:: Supplied information ::

☆ ☆ ☆ ☆ ☆ ☆ ☆

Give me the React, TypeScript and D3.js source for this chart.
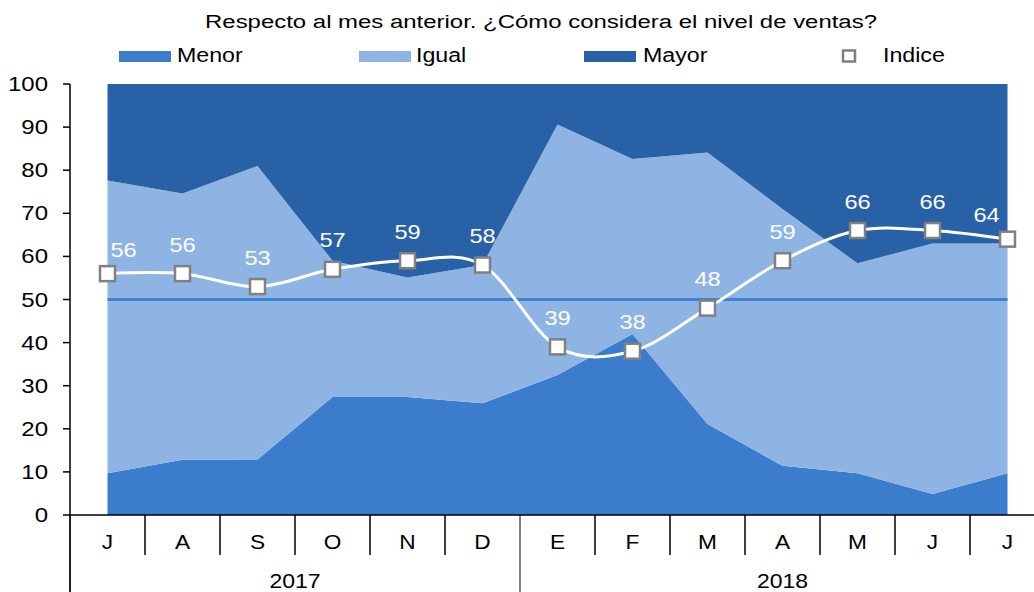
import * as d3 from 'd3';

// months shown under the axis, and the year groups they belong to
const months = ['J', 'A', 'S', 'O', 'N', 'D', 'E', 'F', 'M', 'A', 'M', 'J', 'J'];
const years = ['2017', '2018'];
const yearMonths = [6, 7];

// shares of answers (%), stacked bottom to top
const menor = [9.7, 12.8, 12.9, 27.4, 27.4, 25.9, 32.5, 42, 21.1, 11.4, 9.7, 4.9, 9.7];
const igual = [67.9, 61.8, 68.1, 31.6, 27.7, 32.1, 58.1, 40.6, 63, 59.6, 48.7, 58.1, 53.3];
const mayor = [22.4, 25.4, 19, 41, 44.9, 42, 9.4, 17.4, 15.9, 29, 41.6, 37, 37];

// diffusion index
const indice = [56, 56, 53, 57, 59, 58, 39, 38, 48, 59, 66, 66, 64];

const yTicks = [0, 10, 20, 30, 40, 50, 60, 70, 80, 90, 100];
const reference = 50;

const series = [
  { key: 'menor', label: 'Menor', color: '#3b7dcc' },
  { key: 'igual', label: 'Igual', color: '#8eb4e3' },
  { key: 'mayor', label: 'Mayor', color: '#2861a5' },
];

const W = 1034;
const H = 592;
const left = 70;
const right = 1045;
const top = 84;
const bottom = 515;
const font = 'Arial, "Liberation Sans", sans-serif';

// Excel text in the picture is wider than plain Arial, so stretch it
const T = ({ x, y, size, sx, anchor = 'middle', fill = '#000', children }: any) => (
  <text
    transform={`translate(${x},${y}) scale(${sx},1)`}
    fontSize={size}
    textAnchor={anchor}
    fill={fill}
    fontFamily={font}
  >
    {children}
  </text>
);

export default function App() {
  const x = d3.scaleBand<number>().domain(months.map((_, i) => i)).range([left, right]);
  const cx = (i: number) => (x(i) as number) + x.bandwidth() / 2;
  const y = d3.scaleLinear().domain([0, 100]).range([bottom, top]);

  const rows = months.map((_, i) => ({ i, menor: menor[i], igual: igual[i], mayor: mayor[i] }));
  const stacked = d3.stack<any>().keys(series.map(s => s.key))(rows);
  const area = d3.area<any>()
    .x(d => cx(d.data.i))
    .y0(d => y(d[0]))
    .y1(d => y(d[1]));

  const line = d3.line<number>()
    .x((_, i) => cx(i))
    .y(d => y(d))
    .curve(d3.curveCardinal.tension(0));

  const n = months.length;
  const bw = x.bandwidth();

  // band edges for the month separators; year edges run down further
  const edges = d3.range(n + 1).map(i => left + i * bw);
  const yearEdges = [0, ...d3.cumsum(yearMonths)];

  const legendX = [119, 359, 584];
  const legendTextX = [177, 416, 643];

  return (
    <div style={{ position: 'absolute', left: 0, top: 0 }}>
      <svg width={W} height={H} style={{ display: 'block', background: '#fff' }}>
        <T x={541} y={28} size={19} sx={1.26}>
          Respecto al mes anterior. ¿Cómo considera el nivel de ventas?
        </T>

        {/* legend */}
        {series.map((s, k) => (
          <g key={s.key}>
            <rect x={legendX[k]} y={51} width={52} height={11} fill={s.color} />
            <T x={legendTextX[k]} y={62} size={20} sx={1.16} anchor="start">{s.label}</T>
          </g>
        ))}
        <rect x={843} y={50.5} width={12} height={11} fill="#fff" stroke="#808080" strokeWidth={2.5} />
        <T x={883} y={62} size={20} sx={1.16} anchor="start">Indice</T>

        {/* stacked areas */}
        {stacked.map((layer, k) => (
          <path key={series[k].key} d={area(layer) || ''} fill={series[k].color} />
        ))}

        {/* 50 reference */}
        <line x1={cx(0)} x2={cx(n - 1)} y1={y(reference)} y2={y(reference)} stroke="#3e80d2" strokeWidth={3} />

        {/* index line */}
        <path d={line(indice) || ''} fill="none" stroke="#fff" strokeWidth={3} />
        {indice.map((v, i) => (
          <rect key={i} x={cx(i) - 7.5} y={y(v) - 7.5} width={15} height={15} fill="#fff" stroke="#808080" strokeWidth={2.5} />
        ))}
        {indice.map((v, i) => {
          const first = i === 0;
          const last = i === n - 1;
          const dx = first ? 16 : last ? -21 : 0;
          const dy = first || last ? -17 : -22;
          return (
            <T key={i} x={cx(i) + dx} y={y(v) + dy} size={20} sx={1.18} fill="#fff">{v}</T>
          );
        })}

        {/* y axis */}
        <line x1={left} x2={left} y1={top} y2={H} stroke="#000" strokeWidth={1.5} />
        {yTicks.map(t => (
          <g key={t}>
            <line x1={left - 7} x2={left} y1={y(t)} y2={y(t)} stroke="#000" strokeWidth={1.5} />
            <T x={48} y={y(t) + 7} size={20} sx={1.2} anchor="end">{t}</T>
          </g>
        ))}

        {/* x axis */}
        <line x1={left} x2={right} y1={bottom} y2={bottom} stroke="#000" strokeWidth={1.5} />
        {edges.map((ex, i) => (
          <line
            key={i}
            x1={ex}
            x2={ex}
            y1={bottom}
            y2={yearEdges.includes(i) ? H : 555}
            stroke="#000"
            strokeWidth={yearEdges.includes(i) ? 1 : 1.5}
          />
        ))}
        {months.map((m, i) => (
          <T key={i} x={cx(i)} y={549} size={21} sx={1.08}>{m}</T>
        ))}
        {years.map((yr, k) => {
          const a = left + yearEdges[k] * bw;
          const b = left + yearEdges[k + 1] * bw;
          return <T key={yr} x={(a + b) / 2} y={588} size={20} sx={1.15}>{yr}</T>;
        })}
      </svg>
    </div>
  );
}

☆ ☆ ☆ ☆ ☆ ☆ ☆

Reproduce the material in its entirety and word for word, without the pictures.

Give me the React, TypeScript and D3.js source for this chart.
import * as d3 from 'd3';

// months shown under the axis, and the year groups they belong to
const months = ['J', 'A', 'S', 'O', 'N', 'D', 'E', 'F', 'M', 'A', 'M', 'J', 'J'];
const years = ['2017', '2018'];
const yearMonths = [6, 7];

// shares of answers (%), stacked bottom to top
const menor = [9.7, 12.8, 12.9, 27.4, 27.4, 25.9, 32.5, 42, 21.1, 11.4, 9.7, 4.9, 9.7];
const igual = [67.9, 61.8, 68.1, 31.6, 27.7, 32.1, 58.1, 40.6, 63, 59.6, 48.7, 58.1, 53.3];
const mayor = [22.4, 25.4, 19, 41, 44.9, 42, 9.4, 17.4, 15.9, 29, 41.6, 37, 37];

// diffusion index
const indice = [56, 56, 53, 57, 59, 58, 39, 38, 48, 59, 66, 66, 64];

const yTicks = [0, 10, 20, 30, 40, 50, 60, 70, 80, 90, 100];
const reference = 50;

const series = [
  { key: 'menor', label: 'Menor', color: '#3b7dcc' },
  { key: 'igual', label: 'Igual', color: '#8eb4e3' },
  { key: 'mayor', label: 'Mayor', color: '#2861a5' },
];

const W = 1034;
const H = 592;
const left = 70;
const right = 1045;
const top = 84;
const bottom = 515;
const font = 'Arial, "Liberation Sans", sans-serif';

// Excel text in the picture is wider than plain Arial, so stretch it
const T = ({ x, y, size, sx, anchor = 'middle', fill = '#000', children }: any) => (
  <text
    transform={`translate(${x},${y}) scale(${sx},1)`}
    fontSize={size}
    textAnchor={anchor}
    fill={fill}
    fontFamily={font}
  >
    {children}
  </text>
);

export default function App() {
  const x = d3.scaleBand<number>().domain(months.map((_, i) => i)).range([left, right]);
  const cx = (i: number) => (x(i) as number) + x.bandwidth() / 2;
  const y = d3.scaleLinear().domain([0, 100]).range([bottom, top]);

  const rows = months.map((_, i) => ({ i, menor: menor[i], igual: igual[i], mayor: mayor[i] }));
  const stacked = d3.stack<any>().keys(series.map(s => s.key))(rows);
  const area = d3.area<any>()
    .x(d => cx(d.data.i))
    .y0(d => y(d[0]))
    .y1(d => y(d[1]));

  const line = d3.line<number>()
    .x((_, i) => cx(i))
    .y(d => y(d))
    .curve(d3.curveCardinal.tension(0));

  const n = months.length;
  const bw = x.bandwidth();

  // band edges for the month separators; year edges run down further
  const edges = d3.range(n + 1).map(i => left + i * bw);
  const yearEdges = [0, ...d3.cumsum(yearMonths)];

  const legendX = [119, 359, 584];
  const legendTextX = [177, 416, 643];

  return (
    <div style={{ position: 'absolute', left: 0, top: 0 }}>
      <svg width={W} height={H} style={{ display: 'block', background: '#fff' }}>
        <T x={541} y={28} size={19} sx={1.26}>
          Respecto al mes anterior. ¿Cómo considera el nivel de ventas?
        </T>

        {/* legend */}
        {series.map((s, k) => (
          <g key={s.key}>
            <rect x={legendX[k]} y={51} width={52} height={11} fill={s.color} />
            <T x={legendTextX[k]} y={62} size={20} sx={1.16} anchor="start">{s.label}</T>
          </g>
        ))}
        <rect x={843} y={50.5} width={12} height={11} fill="#fff" stroke="#808080" strokeWidth={2.5} />
        <T x={883} y={62} size={20} sx={1.16} anchor="start">Indice</T>

        {/* stacked areas */}
        {stacked.map((layer, k) => (
          <path key={series[k].key} d={area(layer) || ''} fill={series[k].color} />
        ))}

        {/* 50 reference */}
        <line x1={cx(0)} x2={cx(n - 1)} y1={y(reference)} y2={y(reference)} stroke="#3e80d2" strokeWidth={3} />

        {/* index line */}
        <path d={line(indice) || ''} fill="none" stroke="#fff" strokeWidth={3} />
        {indice.map((v, i) => (
          <rect key={i} x={cx(i) - 7.5} y={y(v) - 7.5} width={15} height={15} fill="#fff" stroke="#808080" strokeWidth={2.5} />
        ))}
        {indice.map((v, i) => {
          const first = i === 0;
          const last = i === n - 1;
          const dx = first ? 16 : last ? -21 : 0;
          const dy = first || last ? -17 : -22;
          return (
            <T key={i} x={cx(i) + dx} y={y(v) + dy} size={20} sx={1.18} fill="#fff">{v}</T>
          );
        })}

        {/* y axis */}
        <line x1={left} x2={left} y1={top} y2={H} stroke="#000" strokeWidth={1.5} />
        {yTicks.map(t => (
          <g key={t}>
            <line x1={left - 7} x2={left} y1={y(t)} y2={y(t)} stroke="#000" strokeWidth={1.5} />
            <T x={48} y={y(t) + 7} size={20} sx={1.2} anchor="end">{t}</T>
          </g>
        ))}

        {/* x axis */}
        <line x1={left} x2={right} y1={bottom} y2={bottom} stroke="#000" strokeWidth={1.5} />
        {edges.map((ex, i) => (
          <line
            key={i}
            x1={ex}
            x2={ex}
            y1={bottom}
            y2={yearEdges.includes(i) ? H : 555}
            stroke="#000"
            strokeWidth={yearEdges.includes(i) ? 1 : 1.5}
          />
        ))}
        {months.map((m, i) => (
          <T key={i} x={cx(i)} y={549} size={21} sx={1.08}>{m}</T>
        ))}
        {years.map((yr, k) => {
          const a = left + yearEdges[k] * bw;
          const b = left + yearEdges[k + 1] * bw;
          return <T key={yr} x={(a + b) / 2} y={588} size={20} sx={1.15}>{yr}</T>;
        })}
      </svg>
    </div>
  );
}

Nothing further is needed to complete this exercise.